Other technological advances apply to compressors regardless of their driver. For example, as materials science and engineering make compressor rod packing more reliable and effective, the risk and severity of leaks is going down. Additionally, thanks to improvements in leak detection technology and remote monitoring, any premature leaks that may still occur can get noticed and addressed much faster.

Leak detection has come a long way from the traditional optical gas imaging cameras long used in leak detection and repair surveys. Operators can enlist drones, planes or satellites to survey vast areas quickly, strategically deploy sensors or cameras to watch certain sites constantly, and equip their field teams with user-friendly tools for finding leaks during site visits.

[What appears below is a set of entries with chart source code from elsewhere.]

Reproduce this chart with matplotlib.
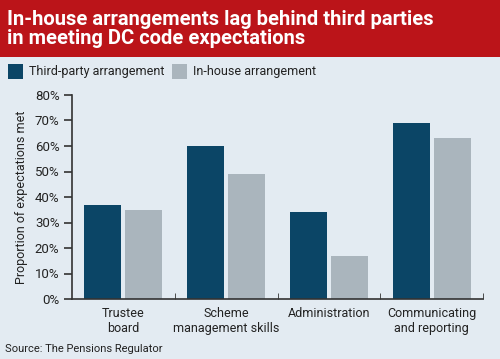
import matplotlib.pyplot as plt
from matplotlib.patches import Rectangle
import numpy as np

categories = ['Trustee\nboard', 'Scheme\nmanagement skills', 'Administration', 'Communicating\nand reporting']
third_party = [37, 60, 34, 69]
in_house = [35, 49, 17, 63]
yticks = [0, 10, 20, 30, 40, 50, 60, 70, 80]

bg = '#e3ebf2'
red = '#bb1419'
dark = '#0b4566'
grey = '#aab5bd'
txt = '#222222'

plt.rcParams['font.family'] = ['Roboto', 'DejaVu Sans']

fig = plt.figure(figsize=(5, 3.59), dpi=100, facecolor=bg)

# title bar
fig.patches.append(Rectangle((0, 1 - 57/359), 1, 57/359, transform=fig.transFigure,
                             facecolor=red, edgecolor='none'))
fig.text(7/500, 1 - 29/359, 'In-house arrangements lag behind third parties\nin meeting DC code expectations',
         color='white', fontsize=14.5, fontweight='bold', va='center', ha='left', linespacing=1.05)

# legend
for x0, col, lab in [(8, dark, 'Third-party arrangement'), (172, grey, 'In-house arrangement')]:
    fig.patches.append(Rectangle((x0/500, 1 - 79/359), 15/500, 15/359, transform=fig.transFigure,
                                 facecolor=col, edgecolor='none'))
    fig.text((x0 + 21)/500, 1 - 71/359, lab, fontsize=9, color=txt, va='center', ha='left')

ax = fig.add_axes([72/500, 1 - 299/359, 411/500, 204/359])
ax.set_facecolor(bg)

x = np.arange(len(categories)) + 0.5
w = 0.36
ax.bar(x - 0.2, third_party, w, color=dark)
ax.bar(x + 0.2, in_house, w, color=grey)

ax.set_xlim(0, 4)
ax.set_ylim(0, 80)
ax.set_yticks(yticks)
ax.set_yticklabels([f'{v}%' for v in yticks], fontsize=9.5, color=txt)
ax.set_xticks(x)
ax.set_xticklabels(categories, fontsize=9, color=txt, linespacing=1.2)
ax.tick_params(axis='x', length=0, pad=6)
ax.set_xticks([1, 2, 3, 4], minor=True)
ax.tick_params(axis='x', which='minor', direction='in', length=4, color='#333333')
ax.tick_params(axis='y', length=6, width=1.2, color='#333333', pad=3)

for s in ['top', 'right']:
    ax.spines[s].set_visible(False)
for s in ['left', 'bottom']:
    ax.spines[s].set_color('#333333')
    ax.spines[s].set_linewidth(1.2)

ax.set_ylabel('Proportion of expectations met', fontsize=9, color=txt, labelpad=5)

fig.text(5/500, 1 - 349/359, 'Source: The Pensions Regulator', fontsize=8, color=txt, va='center', ha='left')

fig.savefig('out.png', dpi=100, facecolor=bg)
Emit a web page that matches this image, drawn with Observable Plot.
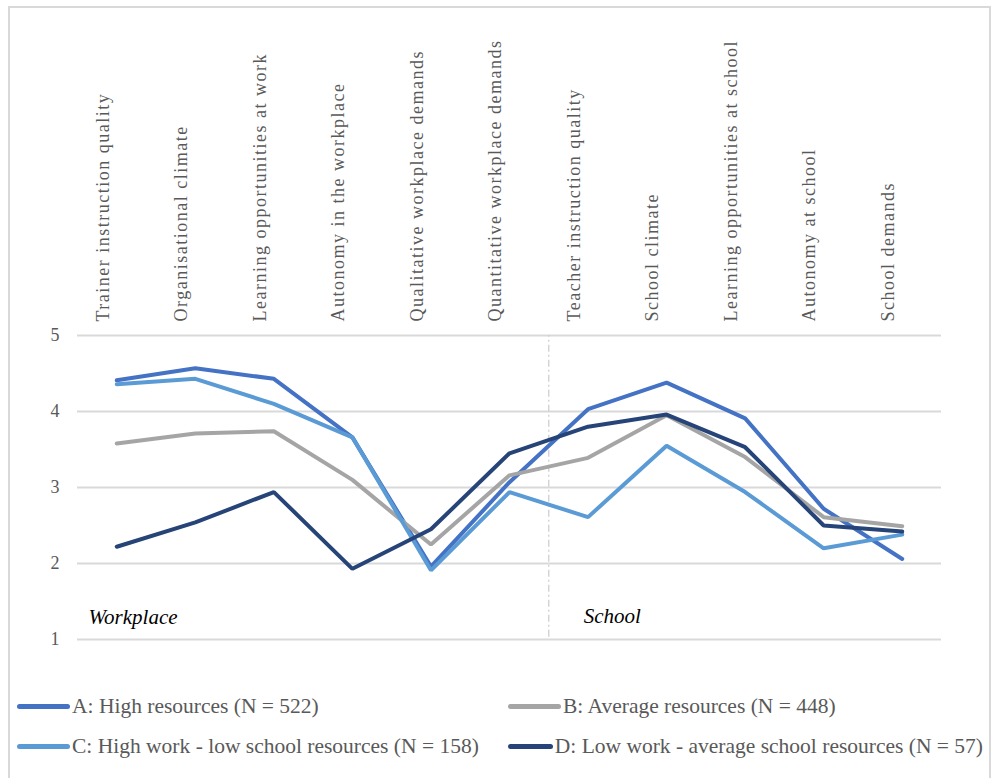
<!DOCTYPE html>
<html>
<head>
<meta charset="utf-8">
<script src="https://cdn.jsdelivr.net/npm/d3@7"></script>
<script src="https://cdn.jsdelivr.net/npm/@observablehq/plot@0.6"></script>
<style>
  html, body { margin: 0; padding: 0; background: #fff; }
  body { width: 991px; height: 778px; position: relative; overflow: hidden; font-family: "Liberation Serif", "Times New Roman", serif; }
  #frame { position: absolute; left: 8px; top: 6px; width: 983px; height: 820px; box-sizing: border-box; border: 2px solid #d9d9d9; pointer-events: none; }
  #chart { position: absolute; left: 0; top: 0; }
  #chart g[aria-label="x-axis tick label"] text { letter-spacing: 1.5px; }
  #legend { position: absolute; left: 17px; top: 686px; display: grid; grid-template-columns: 491px 475px; grid-auto-rows: 40px; }
  .item { display: flex; align-items: center; font-size: 21.5px; color: #595959; white-space: nowrap; }
  .sw { width: 53px; height: 5px; border-radius: 2.5px; margin-right: 2px; }
</style>
</head>
<body>
<div id="chart"></div>
<div id="legend"></div>
<div id="frame"></div>
<script>
const categories = [
  "Trainer instruction quality",
  "Organisational climate",
  "Learning opportunities at work",
  "Autonomy in the workplace",
  "Qualitative workplace demands",
  "Quantitative workplace demands",
  "Teacher instruction quality",
  "School climate",
  "Learning opportunities at school",
  "Autonomy at school",
  "School demands"
];
const workplaceCount = 6; // first six categories belong to the workplace
const sectionLabels = ["Workplace", "School"];
const seriesNames = [
  "A: High resources (N = 522)",
  "B: Average resources (N = 448)",
  "C: High work - low school resources (N = 158)",
  "D: Low work - average school resources (N = 57)"
];
const valuesA = [4.41, 4.57, 4.43, 3.66, 1.96, 3.07, 4.03, 4.38, 3.91, 2.72, 2.06];
const valuesB = [3.58, 3.71, 3.74, 3.10, 2.25, 3.16, 3.39, 3.95, 3.40, 2.61, 2.49];
const valuesC = [4.36, 4.43, 4.10, 3.66, 1.91, 2.94, 2.61, 3.55, 2.94, 2.20, 2.38];
const valuesD = [2.22, 2.54, 2.94, 1.93, 2.45, 3.45, 3.80, 3.96, 3.53, 2.50, 2.42];
const seriesColors = ["#4472C4", "#A5A5A5", "#5B9BD5", "#264478"];
const yTicks = [1, 2, 3, 4, 5];

const allValues = [valuesA, valuesB, valuesC, valuesD];
const rows = [];
allValues.forEach((vals, s) => vals.forEach((v, i) => rows.push({series: seriesNames[s], i, value: v})));
const idx = categories.map((_, i) => i);
const divider = workplaceCount - 0.5;
const sections = [
  {x: -0.5, label: sectionLabels[0]},
  {x: divider, label: sectionLabels[1]}
];

const chart = Plot.plot({
  width: 991,
  height: 680,
  marginTop: 335,
  marginLeft: 77,
  marginRight: 50,
  marginBottom: 41,
  style: {fontFamily: '"Liberation Serif", "Times New Roman", serif', background: "transparent"},
  x: {type: "linear", domain: [-0.5, categories.length - 0.5], label: null},
  y: {domain: [1, 5], label: null},
  color: {domain: seriesNames, range: seriesColors},
  marks: [
    Plot.gridY(yTicks, {stroke: "#d9d9d9", strokeOpacity: 1, strokeWidth: 2}),
    Plot.ruleX([divider], {y1: 1.03, y2: 5, stroke: "#cfcfcf", strokeWidth: 1.3, strokeDasharray: "7,3,2,3"}),
    Plot.axisY(yTicks, {tickSize: 0, tickPadding: 18, fontSize: 18, fill: "#595959", tickFormat: d => d, label: null}),
    Plot.axisX(idx, {anchor: "top", tickSize: 0, tickRotate: -90, tickPadding: 14, fontSize: 18, fill: "#595959", tickFormat: i => categories[i], dx: -14, label: null}),
    Plot.line(rows, {x: "i", y: "value", z: "series", stroke: "series", strokeWidth: 4, strokeLinejoin: "miter", strokeLinecap: "round"}),
    Plot.text(sections.slice(0, 1), {x: "x", y: 1.29, text: "label", textAnchor: "start", dx: 11, fontSize: 21, fontStyle: "italic", fill: "#000"}),
    Plot.text(sections.slice(1), {x: "x", y: 1.30, text: "label", textAnchor: "start", dx: 35, fontSize: 21, fontStyle: "italic", fill: "#000"})
  ]
});
document.getElementById("chart").appendChild(chart);

const legend = d3.select("#legend");
seriesNames.forEach((name, s) => {
  const it = legend.append("div").attr("class", "item");
  it.append("div").attr("class", "sw").style("background", seriesColors[s]);
  it.append("span").text(name);
});
</script>
</body>
</html>
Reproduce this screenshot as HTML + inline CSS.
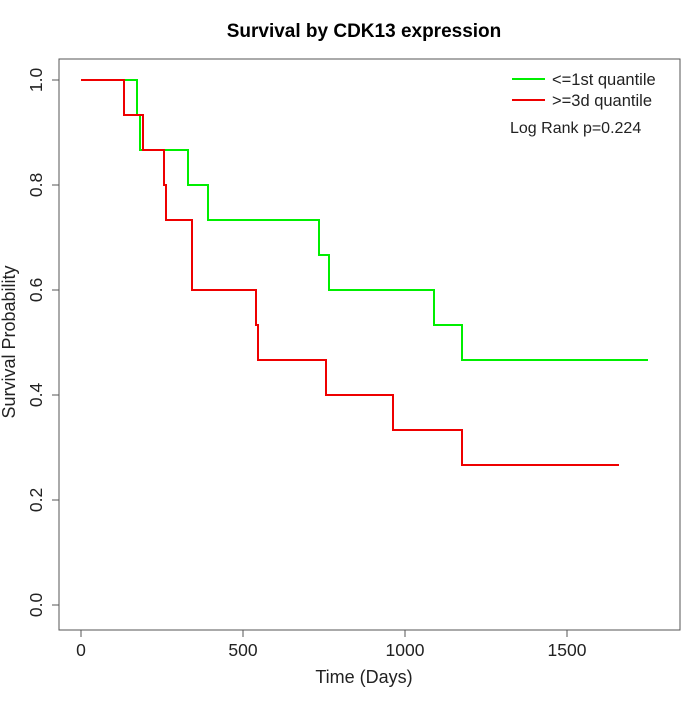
<!DOCTYPE html><html><head><style>body{margin:0;background:#fff}svg{font-family:"Liberation Sans",sans-serif}</style></head><body>
<svg width="700" height="700" viewBox="0 0 700 700">
<rect x="59" y="59" width="621" height="571" fill="none" stroke="#555" stroke-width="1"/>
<text x="364" y="37" text-anchor="middle" font-size="19" font-weight="bold">Survival by CDK13 expression</text>
<g stroke="#555" fill="none">
<path d="M81 630v7M243 630v7M405 630v7M567 630v7M59 80h-7M59 185h-7M59 290h-7M59 395h-7M59 500h-7M59 605h-7"/>
</g>
<g font-size="17.5" fill="#222" text-anchor="middle">
<text x="81" y="656">0</text><text x="243" y="656">500</text><text x="405" y="656">1000</text><text x="567" y="656">1500</text>
<text x="364" y="683" font-size="18">Time (Days)</text>
<g transform="rotate(-90)">
<text x="-80" y="42">1.0</text><text x="-185" y="42">0.8</text><text x="-290" y="42">0.6</text><text x="-395" y="42">0.4</text><text x="-500" y="42">0.2</text><text x="-605" y="42">0.0</text>
<text x="-342" y="15" font-size="18">Survival Probability</text>
</g></g>
<path fill="none" stroke="#00ee00" stroke-width="2" d="M81 80H137V115H140V150H188V185H208V220H319V255H329V290H434V325H462V360H648"/>
<path fill="none" stroke="#ee0000" stroke-width="2" d="M81 80H124V115H143V150H164V185H166V220H192V290H256V325H258V360H326V395H393V430H462V465H619"/>
<path stroke="#00ee00" stroke-width="2" d="M512 79H545"/><path stroke="#ee0000" stroke-width="2" d="M512 100H545"/>
<g font-size="16.5" fill="#222"><text x="552" y="85">&lt;=1st quantile</text><text x="552" y="106">&gt;=3d quantile</text><text x="510" y="133" font-size="16">Log Rank p=0.224</text></g>
</svg></body></html>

One example of how powerful handheld tools have become is a laser-based methane scanner that is affordable enough to give to almost every technician and rugged enough to endure daily use. When the technicians get to a site, they can sweep the scanner across it to detect methane leaks from a safe distance. As they troubleshoot equipment, they can use the scanner to quickly identify areas with leaks, which can speed up diagnostics and repairs.

Even with the best packing and the most diligent maintenance program, some leaks still occur through the packing. Our company has developed and patented a Quad Ob-compliant gas capture system that traps fugitive emissions from the packing vent and drain, then redirects this gas to a suction header, engine fuel line, heater-treater, or other low-pressure line.

The system can also collect the gas that normally vents to the atmosphere during blowdowns. In total, it can reduce the methane emissions from an engine-driven compressor by about 33% and the carbon dioxide equivalent (CO2e) emissions by about 13%.

To minimize deployment and operating costs, the closed-loop system requires no on-site power and has no rotating equipment. A single skid can collect emissions from several compressor packages. While the technology is new, we estimate that it can eliminate methane on a CO2e basis for less than $8 per ton.

Eric Thode

ERIC THODE is the senior vice president of operations for Archrock, which operates a rental fleet that contains more than 4 million horsepower, including more than 800,000 horsepower of electric compression. Before assuming his current role, Thode served as vice president of operations. Earlier in his career, he was the vice president of operations for Archrock’s South Texas business unit and director of the Barnett business unit for Archrock Services, an operating subsidiary. He has worked with Archrock and its predecessor subsidiaries, Exterran Energy Services and Universal Compression, since 2004. Thode holds a B.S. in economics and a master’s in public administration from Texas A&M University.

Brian Green

BRIAN GREEN is vice president of the electric motor drive business unit at Archrock. He joined the company in July 2024, when it acquired Total Operations and Production Services LLC (TOPS), a provider of contract gas compression services that focused on electric motor drive units in the Permian Basin. Green joined TOPS in 2006 as vice president and operations manager before becoming chief operating officer in 2021 and then chief executive officer in 2023. He holds a B.A. in economics from Baylor University and an M.B.A. from the University of Texas Permian Basin.